> EXERCISE
The records below hold pictures; please leave those out and retype the rest exactly.

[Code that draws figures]
****

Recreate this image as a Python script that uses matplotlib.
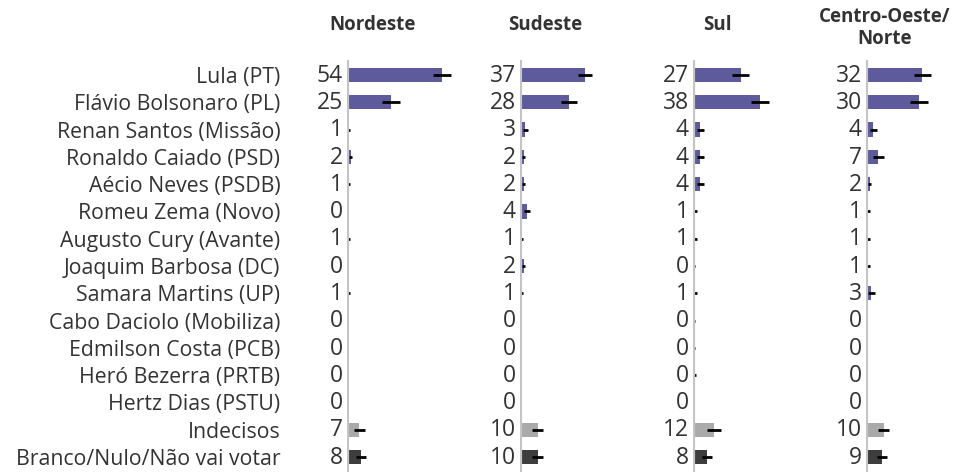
import numpy as np
import matplotlib
matplotlib.use("Agg")
import matplotlib.pyplot as plt

plt.rcParams['font.family'] = ['Open Sans', 'DejaVu Sans']

candidatos = ["Lula (PT)", "Flávio Bolsonaro (PL)", "Renan Santos (Missão)",
              "Ronaldo Caiado (PSD)", "Aécio Neves (PSDB)", "Romeu Zema (Novo)",
              "Augusto Cury (Avante)", "Joaquim Barbosa (DC)", "Samara Martins (UP)",
              "Cabo Daciolo (Mobiliza)", "Edmilson Costa (PCB)", "Heró Bezerra (PRTB)",
              "Hertz Dias (PSTU)", "Indecisos", "Branco/Nulo/Não vai votar"]
regioes = ["Nordeste", "Sudeste", "Sul", "Centro-Oeste/\nNorte"]

nordeste = [54, 25, 1, 2, 1, 0, 1, 0, 1, 0, 0, 0, 0, 7, 8]
sudeste = [37, 28, 3, 2, 2, 4, 1, 2, 1, 0, 0, 0, 0, 10, 10]
sul = [27, 38, 4, 4, 4, 1, 1, 0, 1, 0, 0, 0, 0, 12, 8]
co_norte = [32, 30, 4, 7, 2, 1, 1, 1, 3, 0, 0, 0, 0, 10, 9]

# margem de erro (meia largura, p.p.)
err_nordeste = [5, 5, 0.8, 1, 0.8, 0.8, 0.8, 0.8, 0.8, 0, 0.6, 0, 0, 3, 3]
err_sudeste = [4, 4.5, 1.5, 1, 1, 1.5, 0.6, 1, 0.6, 0.6, 0, 0, 0, 3, 3]
err_sul = [5, 5, 2, 2, 2, 1.5, 1.5, 1, 1.5, 1, 1, 1.5, 0, 4, 3]
err_co = [5, 5, 2, 3, 1, 1, 1, 1, 2, 0, 0, 0, 0, 3, 3]

valores = [nordeste, sudeste, sul, co_norte]
erros = [err_nordeste, err_sudeste, err_sul, err_co]

roxo = "#5d5b9b"
cores = [roxo] * 13 + ["#aaaaaa", "#3d3d3d"]
texto = "#333333"

W, H = 961, 472
fig = plt.figure(figsize=(W / 100, H / 100), dpi=100)

y = np.arange(len(candidatos))
ax_top, ax_bot = 60, 472
lefts = [347, 520, 693, 866]

for i, (vals, errs) in enumerate(zip(valores, erros)):
    ax = fig.add_axes([lefts[i] / W, 0, 150 / W, (ax_bot - ax_top) / H])
    ax.set_xlim(0, 85)
    ax.set_ylim(14.55, -0.55)
    ax.barh(y, vals, height=0.52, color=cores, zorder=2)
    e = np.array(errs)
    m = e > 0
    ax.errorbar(np.array(vals)[m], y[m], xerr=e[m], fmt='none', ecolor='black',
                elinewidth=2, capsize=0, zorder=3)
    ax.axvline(0, color="#c4c4c4", lw=3, zorder=4)
    for yy, v in zip(y, vals):
        ax.annotate(str(v), (0, yy), xytext=(-3, -0.5), textcoords='offset points',
                    ha='right', va='center', fontsize=16.5, color=texto)
    for s in ax.spines.values():
        s.set_visible(False)
    ax.set_xticks([])
    if i == 0:
        ax.set_yticks(y)
        ax.set_yticklabels(candidatos, fontsize=15.3, color=texto)
        ax.tick_params(axis='y', length=0, pad=48)
    else:
        ax.set_yticks([])
    ax.set_facecolor('none')
    fig.text((lefts[i] + [26, 25, 24, 19][i]) / W,
             1 - (25 if i < 3 else 28) / H, regioes[i], ha='center', va='center',
             fontsize=13.5, fontweight='bold', color=texto, linespacing=1.2)

fig.savefig("out.png", dpi=100)
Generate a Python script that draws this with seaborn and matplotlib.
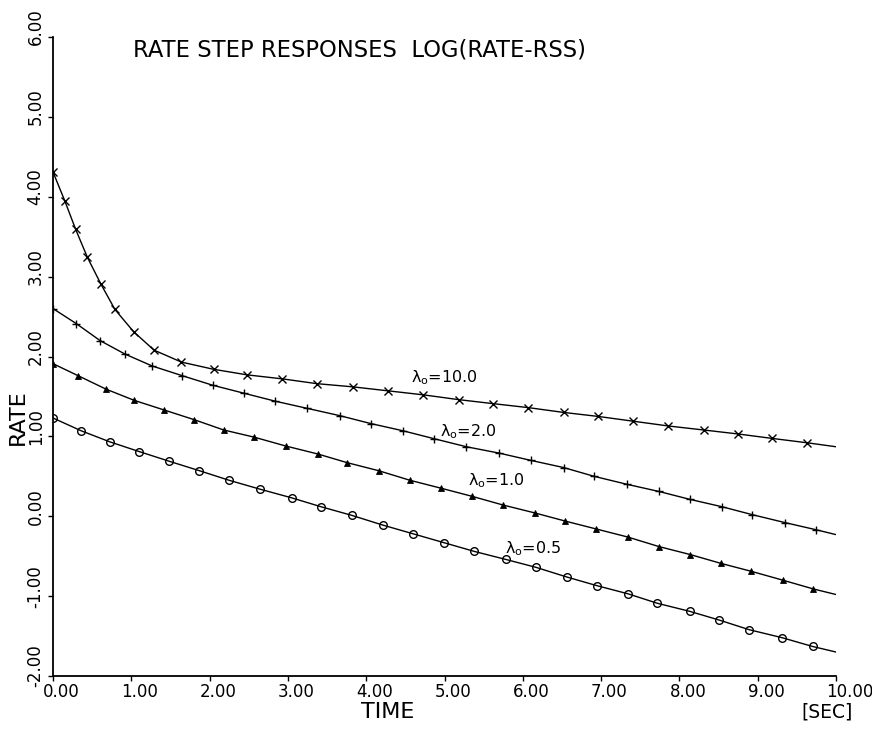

****

> PROBLEM SOLUTION
Recreate this image as a Python script that uses matplotlib.
import numpy as np
import matplotlib
matplotlib.use("Agg")
import matplotlib.pyplot as plt

plt.rcParams['font.family'] = ['Open Sans', 'DejaVu Sans']

candidatos = ["Lula (PT)", "Flávio Bolsonaro (PL)", "Renan Santos (Missão)",
              "Ronaldo Caiado (PSD)", "Aécio Neves (PSDB)", "Romeu Zema (Novo)",
              "Augusto Cury (Avante)", "Joaquim Barbosa (DC)", "Samara Martins (UP)",
              "Cabo Daciolo (Mobiliza)", "Edmilson Costa (PCB)", "Heró Bezerra (PRTB)",
              "Hertz Dias (PSTU)", "Indecisos", "Branco/Nulo/Não vai votar"]
regioes = ["Nordeste", "Sudeste", "Sul", "Centro-Oeste/\nNorte"]

nordeste = [54, 25, 1, 2, 1, 0, 1, 0, 1, 0, 0, 0, 0, 7, 8]
sudeste = [37, 28, 3, 2, 2, 4, 1, 2, 1, 0, 0, 0, 0, 10, 10]
sul = [27, 38, 4, 4, 4, 1, 1, 0, 1, 0, 0, 0, 0, 12, 8]
co_norte = [32, 30, 4, 7, 2, 1, 1, 1, 3, 0, 0, 0, 0, 10, 9]

# margem de erro (meia largura, p.p.)
err_nordeste = [5, 5, 0.8, 1, 0.8, 0.8, 0.8, 0.8, 0.8, 0, 0.6, 0, 0, 3, 3]
err_sudeste = [4, 4.5, 1.5, 1, 1, 1.5, 0.6, 1, 0.6, 0.6, 0, 0, 0, 3, 3]
err_sul = [5, 5, 2, 2, 2, 1.5, 1.5, 1, 1.5, 1, 1, 1.5, 0, 4, 3]
err_co = [5, 5, 2, 3, 1, 1, 1, 1, 2, 0, 0, 0, 0, 3, 3]

valores = [nordeste, sudeste, sul, co_norte]
erros = [err_nordeste, err_sudeste, err_sul, err_co]

roxo = "#5d5b9b"
cores = [roxo] * 13 + ["#aaaaaa", "#3d3d3d"]
texto = "#333333"

W, H = 961, 472
fig = plt.figure(figsize=(W / 100, H / 100), dpi=100)

y = np.arange(len(candidatos))
ax_top, ax_bot = 60, 472
lefts = [347, 520, 693, 866]

for i, (vals, errs) in enumerate(zip(valores, erros)):
    ax = fig.add_axes([lefts[i] / W, 0, 150 / W, (ax_bot - ax_top) / H])
    ax.set_xlim(0, 85)
    ax.set_ylim(14.55, -0.55)
    ax.barh(y, vals, height=0.52, color=cores, zorder=2)
    e = np.array(errs)
    m = e > 0
    ax.errorbar(np.array(vals)[m], y[m], xerr=e[m], fmt='none', ecolor='black',
                elinewidth=2, capsize=0, zorder=3)
    ax.axvline(0, color="#c4c4c4", lw=3, zorder=4)
    for yy, v in zip(y, vals):
        ax.annotate(str(v), (0, yy), xytext=(-3, -0.5), textcoords='offset points',
                    ha='right', va='center', fontsize=16.5, color=texto)
    for s in ax.spines.values():
        s.set_visible(False)
    ax.set_xticks([])
    if i == 0:
        ax.set_yticks(y)
        ax.set_yticklabels(candidatos, fontsize=15.3, color=texto)
        ax.tick_params(axis='y', length=0, pad=48)
    else:
        ax.set_yticks([])
    ax.set_facecolor('none')
    fig.text((lefts[i] + [26, 25, 24, 19][i]) / W,
             1 - (25 if i < 3 else 28) / H, regioes[i], ha='center', va='center',
             fontsize=13.5, fontweight='bold', color=texto, linespacing=1.2)

fig.savefig("out.png", dpi=100)
Generate a Python script that draws this with seaborn and matplotlib.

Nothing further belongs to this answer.